== Given material ==
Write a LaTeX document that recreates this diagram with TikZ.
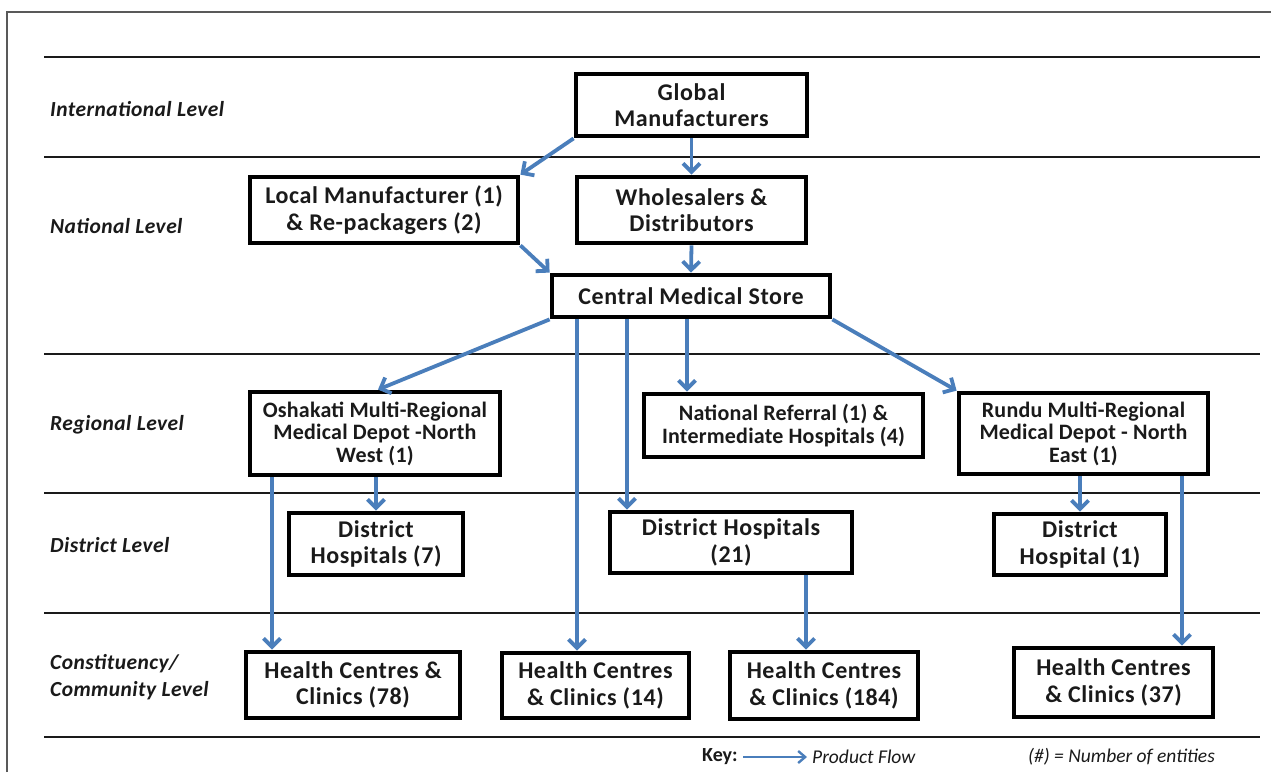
\documentclass[tikz,border=0pt]{standalone}
\usepackage{fontspec}
\setmainfont{Carlito}
\usetikzlibrary{arrows.meta,calc}
\definecolor{flowblue}{HTML}{4A7EBB}
\definecolor{ink}{HTML}{1A1A1A}
\begin{document}
\begin{tikzpicture}[x=1pt,y=-1pt,
  box/.style={draw=black, line width=4.8pt, fill=white, align=center,
    font=\bfseries\fontsize{24}{26.5}\selectfont\addfontfeature{LetterSpace=2.5},
    text=ink, inner sep=0pt},
  smallbox/.style={box,
    font=\bfseries\fontsize{22}{22.5}\selectfont\addfontfeature{LetterSpace=1}},
  level/.style={anchor=west, align=left, inner sep=0pt,
    font=\bfseries\itshape\fontsize{21.5}{27}\selectfont\addfontfeature{LetterSpace=2},
    text=ink},
  flow/.style={draw=flowblue, line width=3.8pt,
    -{Straight Barb[length=8.5pt,width=17pt]}},
  rule/.style={draw=ink, line width=1.4pt},
  keytext/.style={anchor=west, inner sep=0pt, text=ink,
    font=\itshape\fontsize{19.5}{22}\selectfont},
]
% page and frame
\fill[white] (0,0) rectangle (1271,772);
\useasboundingbox (0,0) rectangle (1271,772);
\draw[draw=black!65, line width=1.4pt] (7,772) -- (7,12) -- (1271,12);

% level separators
\foreach \yy in {57,157,354,493,613,737}
  \draw[rule] (44,\yy) -- (1260,\yy);

% level labels
\node[level] (lintl) at (50,109) {International Level};
\node[level] (lnat)  at (50,226) {National Level};
\node[level] (lreg)  at (50,425) {Regional Level};
\node[level] (ldist) at (50,545) {District Level};
\node[level] (lcom)  at (50,677) {Constituency/\\Community Level};

% international and national level
\node[box, minimum width=231pt, minimum height=62pt] (glob) at (691.5,105) {Global\\Manufacturers};
\node[box, minimum width=268pt, minimum height=66pt] (local) at (384,210) {Local Manufacturer (1)\\\& Re-packagers (2)};
\node[box, minimum width=229pt, minimum height=66pt] (whole) at (691.5,210) {Wholesalers \&\\Distributors};
\node[box, minimum width=278pt, minimum height=42pt] (cms) at (691,296) {Central Medical Store};

% regional level
\node[smallbox, minimum width=250pt, minimum height=83pt] (osh) at (375,433.5) {Oshakati Multi-Regional\\Medical Depot -North\\West (1)};
\node[smallbox, minimum width=279pt, minimum height=63pt] (natref) at (783.5,425.5) {National Referral (1) \&\\Intermediate Hospitals (4)};
\node[smallbox, minimum width=249pt, minimum height=81pt] (rundu) at (1083.5,433.5) {Rundu Multi-Regional\\Medical Depot - North\\East (1)};

% district level
\node[box, minimum width=174pt, minimum height=62pt] (dh7) at (376,544) {District\\Hospitals (7)};
\node[box, minimum width=242pt, minimum height=61pt] (dh21) at (731,542.5) {District Hospitals\\(21)};
\node[box, minimum width=172pt, minimum height=61pt] (dh1) at (1080,544.5) {District\\Hospital (1)};

% constituency / community level
\node[box, minimum width=214pt, minimum height=66pt] (hc78) at (353,685) {Health Centres \&\\Clinics (78)};
\node[box, minimum width=187pt, minimum height=65pt] (hc14) at (595.5,685.5) {Health Centres\\\& Clinics (14)};
\node[box, minimum width=188pt, minimum height=67pt] (hc184) at (824,685.5) {Health Centres\\\& Clinics (184)};
\node[box, minimum width=199pt, minimum height=69pt] (hc37) at (1113.5,682.5) {Health Centres\\\& Clinics (37)};

% entry points of the vertical flows
\coordinate (t14)  at ([xshift=-18.5pt]hc14.north);
\coordinate (t21)  at ([xshift=-104pt]dh21.north);
\coordinate (tnr)  at ([xshift=-96.5pt]natref.north);
\coordinate (t78)  at ([xshift=-81pt]hc78.north);
\coordinate (t184) at ([xshift=-18pt]hc184.north);
\coordinate (t37)  at ([xshift=68.5pt]hc37.north);

% product flows
\draw[flow] (glob.south west) -- (local.north east);
\draw[flow] (glob.south) -- (whole.north);
\draw[flow] (local.south east) -- (cms.north west);
\draw[flow] (whole.south) -- (cms.north);
\draw[flow] (cms.south west) -- ([xshift=3pt]osh.north);
\draw[flow] (cms.south -| t14) -- (t14);
\draw[flow] (cms.south -| t21) -- (t21);
\draw[flow] (cms.south -| tnr) -- (tnr);
\draw[flow] (cms.south east) -- (rundu.north west);
\draw[flow] (osh.south -| t78) -- (t78);
\draw[flow] (osh.south -| dh7.north) -- (dh7.north);
\draw[flow] (rundu.south -| dh1.north) -- (dh1.north);
\draw[flow] (rundu.south -| t37) -- (t37);
\draw[flow] (dh21.south -| t184) -- (t184);

% key
\node[anchor=west, inner sep=0pt, text=ink, font=\bfseries\fontsize{20}{22}\selectfont] (key) at (702,757) {Key:};
\coordinate (ka) at (743,757);
\coordinate (kb) at (807,757);
\draw[draw=flowblue, line width=2.4pt, -{Straight Barb[length=7pt,width=12pt]}] (ka) -- (kb);
\node[keytext] (kflow) at (812,757) {Product Flow};
\node[keytext] (kent) at (1028,757) {(\#) = Number of entities};
\end{tikzpicture}
\end{document}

== Exercise brief ==
Set down the material exactly, every line of it, except for the pictures.

== Full answer ==
Write a LaTeX document that recreates this diagram with TikZ.
\documentclass[tikz,border=0pt]{standalone}
\usepackage{fontspec}
\setmainfont{Carlito}
\usetikzlibrary{arrows.meta,calc}
\definecolor{flowblue}{HTML}{4A7EBB}
\definecolor{ink}{HTML}{1A1A1A}
\begin{document}
\begin{tikzpicture}[x=1pt,y=-1pt,
  box/.style={draw=black, line width=4.8pt, fill=white, align=center,
    font=\bfseries\fontsize{24}{26.5}\selectfont\addfontfeature{LetterSpace=2.5},
    text=ink, inner sep=0pt},
  smallbox/.style={box,
    font=\bfseries\fontsize{22}{22.5}\selectfont\addfontfeature{LetterSpace=1}},
  level/.style={anchor=west, align=left, inner sep=0pt,
    font=\bfseries\itshape\fontsize{21.5}{27}\selectfont\addfontfeature{LetterSpace=2},
    text=ink},
  flow/.style={draw=flowblue, line width=3.8pt,
    -{Straight Barb[length=8.5pt,width=17pt]}},
  rule/.style={draw=ink, line width=1.4pt},
  keytext/.style={anchor=west, inner sep=0pt, text=ink,
    font=\itshape\fontsize{19.5}{22}\selectfont},
]
% page and frame
\fill[white] (0,0) rectangle (1271,772);
\useasboundingbox (0,0) rectangle (1271,772);
\draw[draw=black!65, line width=1.4pt] (7,772) -- (7,12) -- (1271,12);

% level separators
\foreach \yy in {57,157,354,493,613,737}
  \draw[rule] (44,\yy) -- (1260,\yy);

% level labels
\node[level] (lintl) at (50,109) {International Level};
\node[level] (lnat)  at (50,226) {National Level};
\node[level] (lreg)  at (50,425) {Regional Level};
\node[level] (ldist) at (50,545) {District Level};
\node[level] (lcom)  at (50,677) {Constituency/\\Community Level};

% international and national level
\node[box, minimum width=231pt, minimum height=62pt] (glob) at (691.5,105) {Global\\Manufacturers};
\node[box, minimum width=268pt, minimum height=66pt] (local) at (384,210) {Local Manufacturer (1)\\\& Re-packagers (2)};
\node[box, minimum width=229pt, minimum height=66pt] (whole) at (691.5,210) {Wholesalers \&\\Distributors};
\node[box, minimum width=278pt, minimum height=42pt] (cms) at (691,296) {Central Medical Store};

% regional level
\node[smallbox, minimum width=250pt, minimum height=83pt] (osh) at (375,433.5) {Oshakati Multi-Regional\\Medical Depot -North\\West (1)};
\node[smallbox, minimum width=279pt, minimum height=63pt] (natref) at (783.5,425.5) {National Referral (1) \&\\Intermediate Hospitals (4)};
\node[smallbox, minimum width=249pt, minimum height=81pt] (rundu) at (1083.5,433.5) {Rundu Multi-Regional\\Medical Depot - North\\East (1)};

% district level
\node[box, minimum width=174pt, minimum height=62pt] (dh7) at (376,544) {District\\Hospitals (7)};
\node[box, minimum width=242pt, minimum height=61pt] (dh21) at (731,542.5) {District Hospitals\\(21)};
\node[box, minimum width=172pt, minimum height=61pt] (dh1) at (1080,544.5) {District\\Hospital (1)};

% constituency / community level
\node[box, minimum width=214pt, minimum height=66pt] (hc78) at (353,685) {Health Centres \&\\Clinics (78)};
\node[box, minimum width=187pt, minimum height=65pt] (hc14) at (595.5,685.5) {Health Centres\\\& Clinics (14)};
\node[box, minimum width=188pt, minimum height=67pt] (hc184) at (824,685.5) {Health Centres\\\& Clinics (184)};
\node[box, minimum width=199pt, minimum height=69pt] (hc37) at (1113.5,682.5) {Health Centres\\\& Clinics (37)};

% entry points of the vertical flows
\coordinate (t14)  at ([xshift=-18.5pt]hc14.north);
\coordinate (t21)  at ([xshift=-104pt]dh21.north);
\coordinate (tnr)  at ([xshift=-96.5pt]natref.north);
\coordinate (t78)  at ([xshift=-81pt]hc78.north);
\coordinate (t184) at ([xshift=-18pt]hc184.north);
\coordinate (t37)  at ([xshift=68.5pt]hc37.north);

% product flows
\draw[flow] (glob.south west) -- (local.north east);
\draw[flow] (glob.south) -- (whole.north);
\draw[flow] (local.south east) -- (cms.north west);
\draw[flow] (whole.south) -- (cms.north);
\draw[flow] (cms.south west) -- ([xshift=3pt]osh.north);
\draw[flow] (cms.south -| t14) -- (t14);
\draw[flow] (cms.south -| t21) -- (t21);
\draw[flow] (cms.south -| tnr) -- (tnr);
\draw[flow] (cms.south east) -- (rundu.north west);
\draw[flow] (osh.south -| t78) -- (t78);
\draw[flow] (osh.south -| dh7.north) -- (dh7.north);
\draw[flow] (rundu.south -| dh1.north) -- (dh1.north);
\draw[flow] (rundu.south -| t37) -- (t37);
\draw[flow] (dh21.south -| t184) -- (t184);

% key
\node[anchor=west, inner sep=0pt, text=ink, font=\bfseries\fontsize{20}{22}\selectfont] (key) at (702,757) {Key:};
\coordinate (ka) at (743,757);
\coordinate (kb) at (807,757);
\draw[draw=flowblue, line width=2.4pt, -{Straight Barb[length=7pt,width=12pt]}] (ka) -- (kb);
\node[keytext] (kflow) at (812,757) {Product Flow};
\node[keytext] (kent) at (1028,757) {(\#) = Number of entities};
\end{tikzpicture}
\end{document}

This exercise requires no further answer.